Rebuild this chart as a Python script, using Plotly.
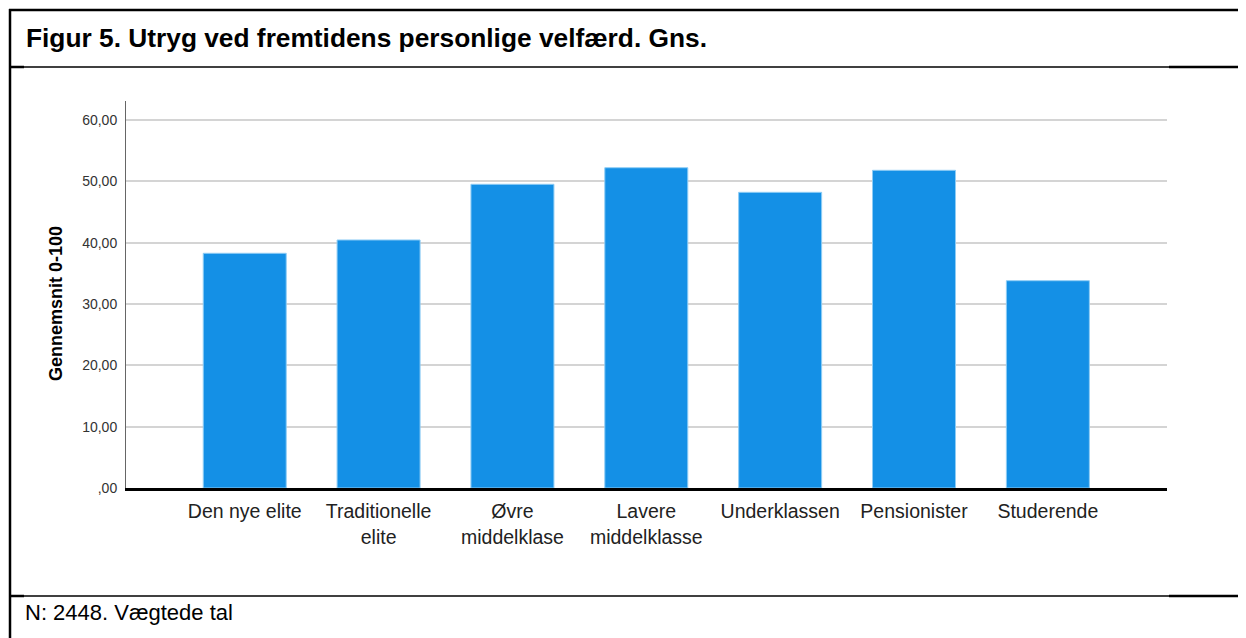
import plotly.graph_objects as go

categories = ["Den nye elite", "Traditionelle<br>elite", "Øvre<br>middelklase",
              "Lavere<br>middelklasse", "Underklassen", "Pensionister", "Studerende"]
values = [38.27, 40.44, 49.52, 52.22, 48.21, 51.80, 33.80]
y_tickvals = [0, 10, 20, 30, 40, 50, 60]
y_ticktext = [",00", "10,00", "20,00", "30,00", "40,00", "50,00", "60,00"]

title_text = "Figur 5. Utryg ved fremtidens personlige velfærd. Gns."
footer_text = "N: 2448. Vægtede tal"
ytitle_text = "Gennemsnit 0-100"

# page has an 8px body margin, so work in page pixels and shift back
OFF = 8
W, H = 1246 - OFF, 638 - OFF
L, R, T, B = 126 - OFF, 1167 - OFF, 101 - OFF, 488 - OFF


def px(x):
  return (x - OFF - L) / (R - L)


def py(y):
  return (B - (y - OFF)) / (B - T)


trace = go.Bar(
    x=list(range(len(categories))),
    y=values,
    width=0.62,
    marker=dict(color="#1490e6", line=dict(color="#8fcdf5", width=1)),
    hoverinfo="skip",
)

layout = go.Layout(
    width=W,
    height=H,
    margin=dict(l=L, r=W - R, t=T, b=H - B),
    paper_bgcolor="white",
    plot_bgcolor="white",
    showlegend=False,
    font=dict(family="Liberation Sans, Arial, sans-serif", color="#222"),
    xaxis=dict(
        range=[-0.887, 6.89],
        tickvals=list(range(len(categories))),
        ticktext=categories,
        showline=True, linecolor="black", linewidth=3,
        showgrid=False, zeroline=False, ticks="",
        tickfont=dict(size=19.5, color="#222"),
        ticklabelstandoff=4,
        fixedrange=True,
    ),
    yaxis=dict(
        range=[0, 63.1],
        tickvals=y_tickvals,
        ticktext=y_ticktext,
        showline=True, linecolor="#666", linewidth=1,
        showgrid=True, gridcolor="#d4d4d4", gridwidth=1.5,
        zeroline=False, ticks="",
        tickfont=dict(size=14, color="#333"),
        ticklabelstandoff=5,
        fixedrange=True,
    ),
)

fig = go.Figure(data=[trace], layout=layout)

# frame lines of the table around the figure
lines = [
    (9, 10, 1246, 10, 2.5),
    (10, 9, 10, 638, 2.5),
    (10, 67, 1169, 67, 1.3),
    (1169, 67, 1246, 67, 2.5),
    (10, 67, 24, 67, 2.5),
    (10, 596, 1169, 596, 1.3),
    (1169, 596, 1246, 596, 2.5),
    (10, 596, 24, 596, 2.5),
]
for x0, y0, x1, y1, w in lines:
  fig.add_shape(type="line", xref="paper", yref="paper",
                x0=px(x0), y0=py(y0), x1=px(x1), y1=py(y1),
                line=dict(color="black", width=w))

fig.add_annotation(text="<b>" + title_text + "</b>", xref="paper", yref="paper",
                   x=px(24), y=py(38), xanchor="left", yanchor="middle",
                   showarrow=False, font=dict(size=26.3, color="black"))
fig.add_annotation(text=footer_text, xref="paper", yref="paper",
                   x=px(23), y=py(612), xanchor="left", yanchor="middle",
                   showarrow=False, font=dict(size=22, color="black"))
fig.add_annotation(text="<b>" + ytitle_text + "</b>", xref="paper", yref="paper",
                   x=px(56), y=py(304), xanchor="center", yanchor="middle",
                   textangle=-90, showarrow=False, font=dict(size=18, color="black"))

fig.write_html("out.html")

* * *

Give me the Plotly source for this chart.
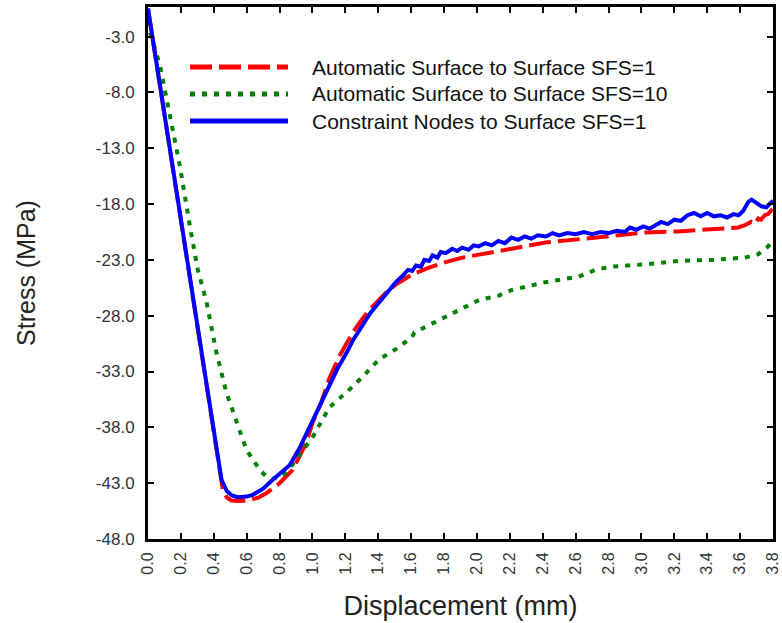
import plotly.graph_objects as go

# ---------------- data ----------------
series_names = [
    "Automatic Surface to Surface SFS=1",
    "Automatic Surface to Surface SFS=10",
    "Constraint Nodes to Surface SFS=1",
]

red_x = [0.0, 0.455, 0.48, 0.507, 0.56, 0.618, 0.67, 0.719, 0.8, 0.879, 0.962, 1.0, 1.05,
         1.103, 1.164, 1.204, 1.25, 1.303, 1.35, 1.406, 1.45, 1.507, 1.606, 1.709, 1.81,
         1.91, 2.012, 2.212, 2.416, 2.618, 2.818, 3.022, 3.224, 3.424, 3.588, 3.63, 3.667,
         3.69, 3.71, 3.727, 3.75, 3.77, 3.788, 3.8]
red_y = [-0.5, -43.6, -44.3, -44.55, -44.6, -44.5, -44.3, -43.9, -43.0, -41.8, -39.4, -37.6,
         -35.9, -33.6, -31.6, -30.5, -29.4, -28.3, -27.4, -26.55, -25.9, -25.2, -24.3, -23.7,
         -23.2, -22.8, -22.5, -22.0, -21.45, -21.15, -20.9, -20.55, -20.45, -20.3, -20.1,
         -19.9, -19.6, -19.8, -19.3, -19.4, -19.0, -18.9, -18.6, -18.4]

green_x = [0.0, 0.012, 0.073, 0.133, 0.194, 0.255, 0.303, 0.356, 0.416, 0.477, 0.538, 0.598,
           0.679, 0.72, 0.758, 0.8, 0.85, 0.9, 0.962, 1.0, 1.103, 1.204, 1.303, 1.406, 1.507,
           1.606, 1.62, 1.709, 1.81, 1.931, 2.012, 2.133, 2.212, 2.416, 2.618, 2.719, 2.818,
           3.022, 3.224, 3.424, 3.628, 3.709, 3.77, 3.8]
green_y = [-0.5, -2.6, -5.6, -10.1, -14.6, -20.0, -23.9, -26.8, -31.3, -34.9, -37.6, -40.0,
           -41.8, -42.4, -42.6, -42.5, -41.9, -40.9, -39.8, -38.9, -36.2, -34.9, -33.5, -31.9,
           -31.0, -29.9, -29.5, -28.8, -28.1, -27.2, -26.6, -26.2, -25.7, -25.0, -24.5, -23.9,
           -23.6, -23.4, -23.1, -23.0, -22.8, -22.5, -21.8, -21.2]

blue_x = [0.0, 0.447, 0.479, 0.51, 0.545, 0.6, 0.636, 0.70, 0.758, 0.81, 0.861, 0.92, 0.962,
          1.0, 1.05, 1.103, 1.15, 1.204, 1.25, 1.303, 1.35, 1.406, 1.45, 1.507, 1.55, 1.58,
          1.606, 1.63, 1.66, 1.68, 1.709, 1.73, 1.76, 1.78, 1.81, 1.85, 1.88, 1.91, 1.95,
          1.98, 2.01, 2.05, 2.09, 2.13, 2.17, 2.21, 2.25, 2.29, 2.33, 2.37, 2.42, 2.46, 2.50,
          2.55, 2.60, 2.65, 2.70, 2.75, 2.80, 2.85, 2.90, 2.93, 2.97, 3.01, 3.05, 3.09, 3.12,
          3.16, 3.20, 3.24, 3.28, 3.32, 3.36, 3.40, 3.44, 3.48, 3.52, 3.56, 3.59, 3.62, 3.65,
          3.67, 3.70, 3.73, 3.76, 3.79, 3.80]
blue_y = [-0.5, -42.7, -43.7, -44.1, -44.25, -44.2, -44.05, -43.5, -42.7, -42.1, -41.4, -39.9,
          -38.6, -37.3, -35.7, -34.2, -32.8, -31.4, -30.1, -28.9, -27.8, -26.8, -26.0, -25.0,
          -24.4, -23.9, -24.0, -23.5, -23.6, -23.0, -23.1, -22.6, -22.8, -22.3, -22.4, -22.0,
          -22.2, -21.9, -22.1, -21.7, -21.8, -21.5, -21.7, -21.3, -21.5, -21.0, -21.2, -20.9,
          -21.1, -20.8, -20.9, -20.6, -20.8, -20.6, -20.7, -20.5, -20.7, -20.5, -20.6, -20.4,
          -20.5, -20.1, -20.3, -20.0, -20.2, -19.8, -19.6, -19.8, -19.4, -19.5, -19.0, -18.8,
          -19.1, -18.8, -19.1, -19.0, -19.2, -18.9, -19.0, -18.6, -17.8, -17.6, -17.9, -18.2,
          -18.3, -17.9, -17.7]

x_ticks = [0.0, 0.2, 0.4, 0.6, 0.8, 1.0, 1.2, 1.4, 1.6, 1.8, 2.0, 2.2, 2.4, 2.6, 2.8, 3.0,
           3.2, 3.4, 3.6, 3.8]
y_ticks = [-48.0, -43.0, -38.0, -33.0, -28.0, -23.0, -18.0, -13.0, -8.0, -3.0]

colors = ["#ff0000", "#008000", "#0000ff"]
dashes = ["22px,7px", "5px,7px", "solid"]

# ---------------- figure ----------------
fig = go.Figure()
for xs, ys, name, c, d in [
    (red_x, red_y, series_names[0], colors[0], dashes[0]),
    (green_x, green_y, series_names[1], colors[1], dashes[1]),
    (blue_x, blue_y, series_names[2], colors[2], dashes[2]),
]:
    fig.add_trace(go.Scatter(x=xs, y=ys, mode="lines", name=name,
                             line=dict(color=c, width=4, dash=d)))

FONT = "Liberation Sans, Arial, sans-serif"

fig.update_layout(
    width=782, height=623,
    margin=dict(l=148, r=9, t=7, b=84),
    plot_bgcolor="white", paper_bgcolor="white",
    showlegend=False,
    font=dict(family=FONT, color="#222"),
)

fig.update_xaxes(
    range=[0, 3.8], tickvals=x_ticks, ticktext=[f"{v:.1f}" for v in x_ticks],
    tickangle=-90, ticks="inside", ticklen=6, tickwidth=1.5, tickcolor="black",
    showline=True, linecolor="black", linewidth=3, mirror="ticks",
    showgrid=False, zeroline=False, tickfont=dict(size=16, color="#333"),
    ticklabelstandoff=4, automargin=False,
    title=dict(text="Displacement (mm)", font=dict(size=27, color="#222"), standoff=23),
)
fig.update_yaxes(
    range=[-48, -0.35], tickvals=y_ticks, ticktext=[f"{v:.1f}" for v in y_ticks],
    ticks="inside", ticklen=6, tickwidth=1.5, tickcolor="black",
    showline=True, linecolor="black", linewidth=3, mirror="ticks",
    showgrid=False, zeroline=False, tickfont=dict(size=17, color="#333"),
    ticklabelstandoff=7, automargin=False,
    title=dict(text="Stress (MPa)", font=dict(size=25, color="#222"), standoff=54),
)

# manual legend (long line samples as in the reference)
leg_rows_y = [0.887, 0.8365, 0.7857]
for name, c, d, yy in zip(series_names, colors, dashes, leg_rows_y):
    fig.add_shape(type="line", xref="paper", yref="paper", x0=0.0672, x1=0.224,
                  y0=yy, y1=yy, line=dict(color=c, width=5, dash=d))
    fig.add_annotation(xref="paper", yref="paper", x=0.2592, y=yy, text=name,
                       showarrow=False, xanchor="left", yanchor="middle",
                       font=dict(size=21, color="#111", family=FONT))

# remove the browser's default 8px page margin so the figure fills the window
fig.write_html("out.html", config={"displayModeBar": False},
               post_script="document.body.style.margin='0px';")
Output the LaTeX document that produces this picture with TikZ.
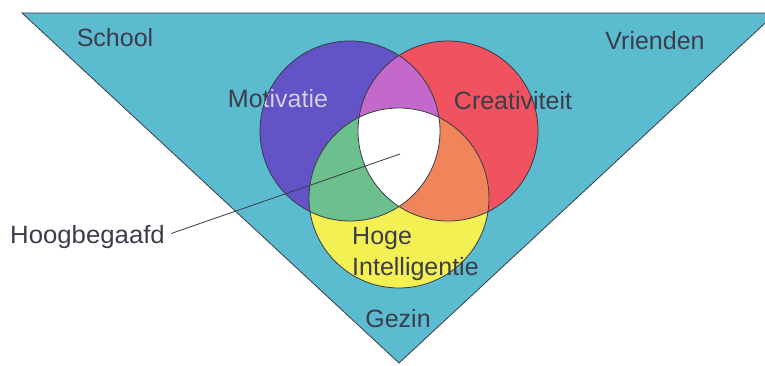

__Work to complete__. Word for word, restate the lines beginning with the one that has "Rebuild this chart" and ending with the one that has "fig = go.Figure(data=[trace], layout=layout)". Keep both ends and skip any pictures.

__The output__.
Rebuild this chart as a Python script, using Plotly.
import plotly.graph_objects as go

categories = ["Den nye elite", "Traditionelle<br>elite", "Øvre<br>middelklase",
              "Lavere<br>middelklasse", "Underklassen", "Pensionister", "Studerende"]
values = [38.27, 40.44, 49.52, 52.22, 48.21, 51.80, 33.80]
y_tickvals = [0, 10, 20, 30, 40, 50, 60]
y_ticktext = [",00", "10,00", "20,00", "30,00", "40,00", "50,00", "60,00"]

title_text = "Figur 5. Utryg ved fremtidens personlige velfærd. Gns."
footer_text = "N: 2448. Vægtede tal"
ytitle_text = "Gennemsnit 0-100"

# page has an 8px body margin, so work in page pixels and shift back
OFF = 8
W, H = 1246 - OFF, 638 - OFF
L, R, T, B = 126 - OFF, 1167 - OFF, 101 - OFF, 488 - OFF


def px(x):
  return (x - OFF - L) / (R - L)


def py(y):
  return (B - (y - OFF)) / (B - T)


trace = go.Bar(
    x=list(range(len(categories))),
    y=values,
    width=0.62,
    marker=dict(color="#1490e6", line=dict(color="#8fcdf5", width=1)),
    hoverinfo="skip",
)

layout = go.Layout(
    width=W,
    height=H,
    margin=dict(l=L, r=W - R, t=T, b=H - B),
    paper_bgcolor="white",
    plot_bgcolor="white",
    showlegend=False,
    font=dict(family="Liberation Sans, Arial, sans-serif", color="#222"),
    xaxis=dict(
        range=[-0.887, 6.89],
        tickvals=list(range(len(categories))),
        ticktext=categories,
        showline=True, linecolor="black", linewidth=3,
        showgrid=False, zeroline=False, ticks="",
        tickfont=dict(size=19.5, color="#222"),
        ticklabelstandoff=4,
        fixedrange=True,
    ),
    yaxis=dict(
        range=[0, 63.1],
        tickvals=y_tickvals,
        ticktext=y_ticktext,
        showline=True, linecolor="#666", linewidth=1,
        showgrid=True, gridcolor="#d4d4d4", gridwidth=1.5,
        zeroline=False, ticks="",
        tickfont=dict(size=14, color="#333"),
        ticklabelstandoff=5,
        fixedrange=True,
    ),
)

fig = go.Figure(data=[trace], layout=layout)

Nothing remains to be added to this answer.